Report: fixing race condition in ReadWriteLock (JUCE)

This repository demonstrates that ReadWriteLock from JUCE (C++ library for cross-platform Audio applications) has a bug that causes ~100 ms delay in enterRead() and enterWrite() due to an unwoken WaitableEvent. C++ source code for replicating the bug is provided along side two suggested fixes. This repository also documents the use of formal methods to discover the bug, alongside a more human-understandable explanation of the failure case.

This bug affects all JUCE versions and is platform-independent. It has not been discovered probably due to the WaitableEvent's 100 millisecond timeout.

Replication

• Source/juce_ReadWriteLock.cpp is a copy of JUCE ReadWriteLock with the wait(100) in enterRead() and enterWrite() changed to wait(-1) to disable the timeout.

• Source/fixed_ReadWriteLock.cpp is a bug fix with the same timeout-disabled wait. This bug fix works by removing ReadWriteLock::numWaitingWriters.

• Source/fixed2_ReadWriteLock.cpp is an alternative bug fix solution. This one works by adding another WaitableEvent to ReadWriteLock. Now there are two WaitableEvents: one for read and another for write.

Build the JUCE console application, then run

$ ./RWLockTest
JUCE v5.4.5
Usage: RWLockTest num-contenders num-trials rwlock-version
num-contenders: number of contending reader/writers.
num-trials: number of runs for the stress test.
rwlock-version: "buggy": use JUCE ReadWriteLock;
                "fixed": use the first bug-fixed version.
                "fixed2": use the second bug-fixed version.
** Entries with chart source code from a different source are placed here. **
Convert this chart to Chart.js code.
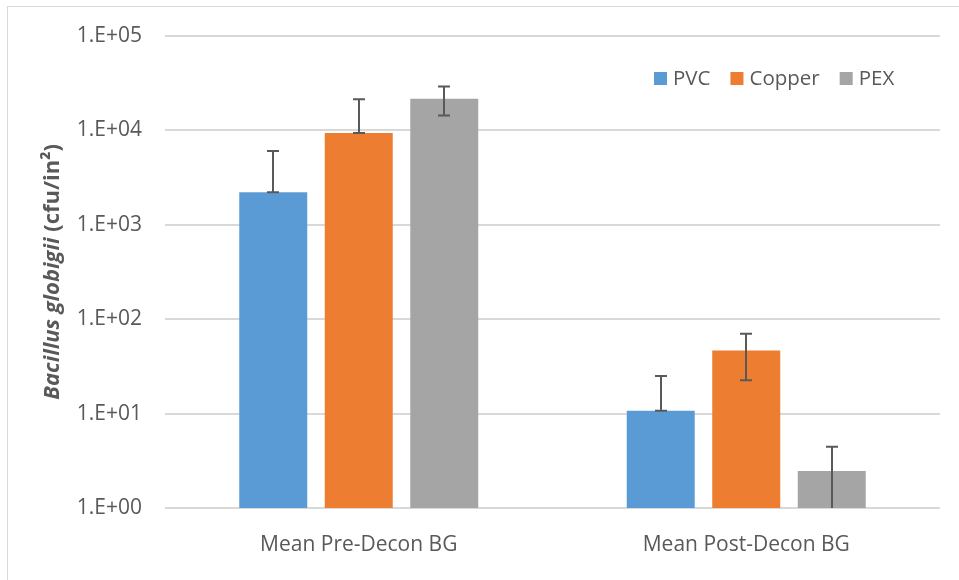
<!DOCTYPE html>
<html>
<head>
<meta charset="utf-8">
<script src="https://cdn.jsdelivr.net/npm/chart.js@4.4.1/dist/chart.umd.min.js"></script>
<style>
  html, body { margin: 0; padding: 0; background: #fff; }
  #wrap { position: relative; width: 959px; height: 580px; overflow: hidden; }
  #frame { position: absolute; left: 7px; top: 6px; width: 1000px; height: 700px; border: 1px solid #d9d9d9; box-sizing: border-box; }
  canvas { position: absolute; left: 0; top: 0; }
</style>
</head>
<body>
<div id="wrap">
  <div id="frame"></div>
  <canvas id="chart" width="959" height="580"></canvas>
</div>
<script>
const categories = ["Mean Pre-Decon BG", "Mean Post-Decon BG"];
const seriesNames = ["PVC", "Copper", "PEX"];
const seriesColors = ["#5b9bd5", "#ed7d31", "#a5a5a5"];

// bar heights (cfu/in²)
const pvc = [2200, 10.7];
const copper = [9300, 46.5];
const pex = [21400, 2.46];

// error bar ends (0 = runs off the axis)
const pvcHigh = [6000, 25];
const pvcLow = [2200, 10.7];
const copperHigh = [21200, 70];
const copperLow = [9300, 22.5];
const pexHigh = [28900, 4.45];
const pexLow = [14300, 0];

const yTicks = [1, 10, 100, 1000, 10000, 100000];

const font = "'Open Sans', 'Noto Sans', sans-serif";
const textColor = "#595959";

const fmtTick = (v) => {
  const e = Math.round(Math.log10(v));
  return "1.E+" + String(e).padStart(2, "0");
};

const errorBars = {
  id: "errorBars",
  afterDatasetsDraw(chart) {
    const { ctx, chartArea } = chart;
    const y = chart.scales.y;
    const highs = [pvcHigh, copperHigh, pexHigh];
    const lows = [pvcLow, copperLow, pexLow];
    ctx.save();
    ctx.strokeStyle = "#595959";
    ctx.lineWidth = 2;
    chart.data.datasets.forEach((ds, i) => {
      chart.getDatasetMeta(i).data.forEach((bar, j) => {
        const x = Math.round(bar.x);
        const top = y.getPixelForValue(highs[i][j]);
        const low = lows[i][j];
        const bottom = low > 0 ? y.getPixelForValue(low) : chartArea.bottom;
        ctx.beginPath();
        ctx.moveTo(x, top);
        ctx.lineTo(x, bottom);
        ctx.moveTo(x - 6, top);
        ctx.lineTo(x + 6, top);
        if (low > 0) {
          ctx.moveTo(x - 6, bottom);
          ctx.lineTo(x + 6, bottom);
        }
        ctx.stroke();
      });
    });
    ctx.restore();
  }
};

const extras = {
  id: "extras",
  afterDraw(chart) {
    const { ctx, chartArea } = chart;
    ctx.save();
    // y title, mixed styles
    const cy = (chartArea.top + chartArea.bottom) / 2;
    ctx.translate(53, cy);
    ctx.rotate(-Math.PI / 2);
    ctx.fillStyle = textColor;
    ctx.textBaseline = "middle";
    const f1 = "italic bold 22px " + font;
    const f2 = "bold 22px " + font;
    const t1 = "Bacillus globigii ";
    const t2 = "(cfu/in²)";
    ctx.font = f1;
    const w1 = ctx.measureText(t1).width;
    ctx.font = f2;
    const w2 = ctx.measureText(t2).width;
    let sx = -(w1 + w2) / 2;
    ctx.font = f1;
    ctx.fillText(t1, sx, 0);
    ctx.font = f2;
    ctx.fillText(t2, sx + w1, 0);
    ctx.restore();

    // legend inside the plot, top right
    ctx.save();
    ctx.font = "20.5px " + font;
    ctx.textBaseline = "middle";
    let x = 654;
    const ly = 79;
    chart.data.datasets.forEach((ds) => {
      ctx.fillStyle = ds.backgroundColor;
      ctx.fillRect(x, ly - 7, 13, 13);
      ctx.fillStyle = textColor;
      ctx.fillText(ds.label, x + 19, ly);
      x += 19 + ctx.measureText(ds.label).width + 20;
    });
    ctx.restore();
  }
};

const values = [pvc, copper, pex];

new Chart(document.getElementById("chart"), {
  type: "bar",
  data: {
    labels: categories,
    datasets: seriesNames.map((name, i) => ({
      label: name,
      data: values[i],
      backgroundColor: seriesColors[i],
      categoryPercentage: 0.662,
      barPercentage: 0.795,
    })),
  },
  options: {
    responsive: false,
    animation: false,
    layout: { padding: { top: 35, right: 19, left: 0, bottom: 0 } },
    plugins: {
      legend: { display: false },
      tooltip: { enabled: false },
    },
    scales: {
      x: {
        grid: { display: false },
        border: { display: false },
        ticks: { color: textColor, font: { family: font, size: 21 }, padding: 16 },
        afterFit: (s) => { s.height = 72; },
      },
      y: {
        type: "logarithmic",
        min: 1,
        max: 100000,
        afterBuildTicks: (s) => { s.ticks = yTicks.map((v) => ({ value: v })); },
        ticks: {
          color: textColor,
          font: { family: font, size: 21 },
          padding: 23,
          callback: (v) => fmtTick(v),
        },
        grid: { color: "#d9d9d9", lineWidth: 2, drawTicks: false },
        border: { display: false },
        afterFit: (s) => { s.width = 165; },
      },
    },
  },
  plugins: [errorBars, extras],
});
</script>
</body>
</html>
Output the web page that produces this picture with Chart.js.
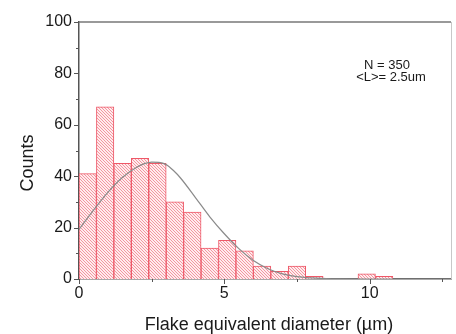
<!DOCTYPE html>
<html><head><meta charset="utf-8">
<script src="https://cdn.jsdelivr.net/npm/chart.js@4"></script>
<style>html,body{margin:0;padding:0;background:#fff}#wrap{width:456px;height:334px}</style>
</head><body><div id="wrap"><canvas id="c" width="456" height="334"></canvas></div>
<script>
// Histogram bins (centre of each 0.6 µm bin) and counts
const binCenters = [0.3,0.9,1.5,2.1,2.7,3.3,3.9,4.5,5.1,5.7,6.3,6.9,7.5,8.1,8.7,9.3,9.9,10.5];
const counts     = [41,67,45,47,45,30,26,12,15,11,5,3,5,1,0,0,2,1];
// Fitted curve
const fitX = [0,0.5,1,1.5,2,2.25,2.5,2.75,3,3.25,3.5,4,4.5,5,5.5,6,6.5,7,7.5,8,8.5,9,10,11,12,12.8];
const fitY = [19.3,26.8,33.8,39.6,43.6,44.9,45.5,45.4,44.5,42.2,39.2,31.8,24.2,17.6,11.8,7.2,4.0,2.0,0.9,0.4,0.15,0.05,0,0,0,0];
// Ticks
const xTicks = [0,5,10];
const xMinor = [2.5,7.5,12.5];
const yTicks = [0,20,40,60,80,100];
const yMinor = [10,30,50,70,90];
// Texts
const xTitle = 'Flake equivalent diameter (µm)';
const yTitle = 'Counts';
const notes = ['N = 350','<L>= 2.5um'];

const FONT = '"Liberation Sans", Arial, sans-serif';

function hatch(){
  const n=3;
  const p=document.createElement('canvas'); p.width=n; p.height=n;
  const g=p.getContext('2d');
  g.fillStyle='rgba(255,236,238,1)'; g.fillRect(0,0,n,n);
  g.strokeStyle='rgba(242,140,150,1)'; g.lineWidth=0.9;
  g.beginPath();
  g.moveTo(-1,-1); g.lineTo(n+1,n+1);
  g.moveTo(-1,n-1); g.lineTo(1,n+1);
  g.moveTo(n-1,-1); g.lineTo(n+1,1);
  g.stroke();
  return g.createPattern(p,'repeat');
}

const decor = {
  id:'decor',
  afterDraw(chart){
    const {ctx, chartArea:a, scales:{x,y}} = chart;
    ctx.save();
    ctx.strokeStyle='#777'; ctx.lineWidth=1.5;
    ctx.beginPath(); ctx.moveTo(a.left,a.top); ctx.lineTo(a.right,a.top); ctx.stroke();
    ctx.strokeStyle='#c8c8c8'; ctx.lineWidth=1;
    ctx.beginPath(); ctx.moveTo(a.right+0.5,a.top); ctx.lineTo(a.right+0.5,a.bottom); ctx.stroke();
    ctx.strokeStyle='#555'; ctx.lineWidth=1;
    ctx.beginPath();
    xTicks.forEach(v=>{const px=Math.round(x.getPixelForValue(v))+0.5; ctx.moveTo(px,a.bottom); ctx.lineTo(px,a.bottom+5);});
    xMinor.forEach(v=>{const px=Math.round(x.getPixelForValue(v))+0.5; ctx.moveTo(px,a.bottom); ctx.lineTo(px,a.bottom+3);});
    yTicks.forEach(v=>{const py=Math.round(y.getPixelForValue(v))+0.5; ctx.moveTo(a.left,py); ctx.lineTo(a.left-5,py);});
    yMinor.forEach(v=>{const py=Math.round(y.getPixelForValue(v))+0.5; ctx.moveTo(a.left,py); ctx.lineTo(a.left-3,py);});
    ctx.stroke();
    ctx.fillStyle='#1a1a1a';
    ctx.font='18px '+FONT;
    ctx.textAlign='center'; ctx.textBaseline='alphabetic';
    ctx.fillText(xTitle, 269, 330);
    ctx.save();
    ctx.translate(33, 163); ctx.rotate(-Math.PI/2);
    ctx.fillText(yTitle, 0, 0);
    ctx.restore();
    ctx.font='13px '+FONT;
    ctx.fillText(notes[0], 387, 68.5);
    ctx.fillText(notes[1], 391, 81);
    ctx.restore();
  }
};

new Chart(document.getElementById('c').getContext('2d'),{
  type:'bar',
  data:{datasets:[
    {type:'bar', data: binCenters.map((v,i)=>({x:v,y:counts[i]})),
     backgroundColor: hatch(), borderColor:'#ee5868', borderWidth:1,
     barPercentage:1, categoryPercentage:1, order:2},
    {type:'line', data: fitX.map((v,i)=>({x:v,y:fitY[i]})),
     borderColor:'#8a8a8a', borderWidth:1.2, pointRadius:0, fill:false,
     cubicInterpolationMode:'monotone', order:1}
  ]},
  options:{
    responsive:false, animation:false, devicePixelRatio:1,
    layout:{padding:{top:22,right:5,left:0,bottom:0}},
    plugins:{legend:{display:false},tooltip:{enabled:false}},
    scales:{
      x:{type:'linear', min:0, max:12.8, offset:false,
         afterBuildTicks:s=>{s.ticks=xTicks.map(v=>({value:v}));},
         afterFit:s=>{s.height=55;},
         grid:{display:false, drawTicks:true, tickLength:5, offset:false},
         border:{display:true,color:'#555',width:1.5},
         ticks:{color:'#1a1a1a', font:{family:FONT,size:16}, padding:0, maxRotation:0, autoSkip:false}},
      y:{type:'linear', min:0, max:100,
         afterBuildTicks:s=>{s.ticks=yTicks.map(v=>({value:v}));},
         afterFit:s=>{s.width=79;},
         grid:{display:false, drawTicks:true, tickLength:5},
         border:{display:true,color:'#555',width:1.5},
         ticks:{color:'#1a1a1a', font:{family:FONT,size:16}, padding:2}}
    }
  },
  plugins:[decor]
});
</script></body></html>
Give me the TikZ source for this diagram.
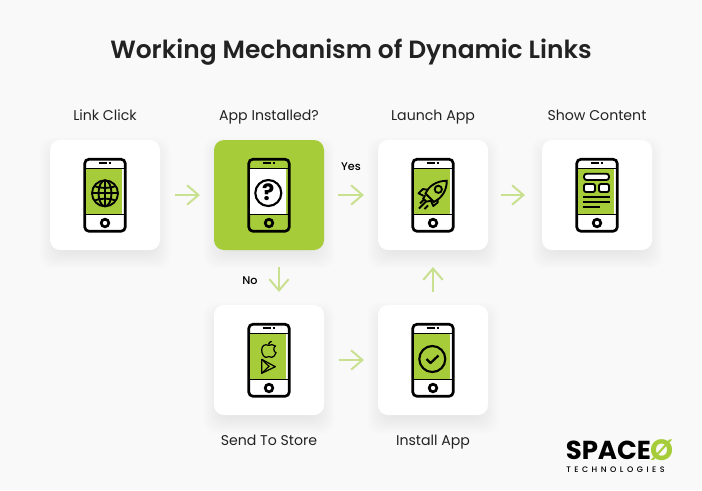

The tool is a stress test of spawning many contending readers and writes on the same ReadWriteLock. Arguments are self-explanatory.

$ ./RWLockTest 2 100 buggy
JUCE v5.4.5
0	elapsed time = 20.962 ms.
1	elapsed time = 20.922 ms.
2	elapsed time = 16.678 ms.
# stops here

Note: this is just an example, the actual number of trials it takes to stall is random. To increase the probability of stall, increase num-contenders.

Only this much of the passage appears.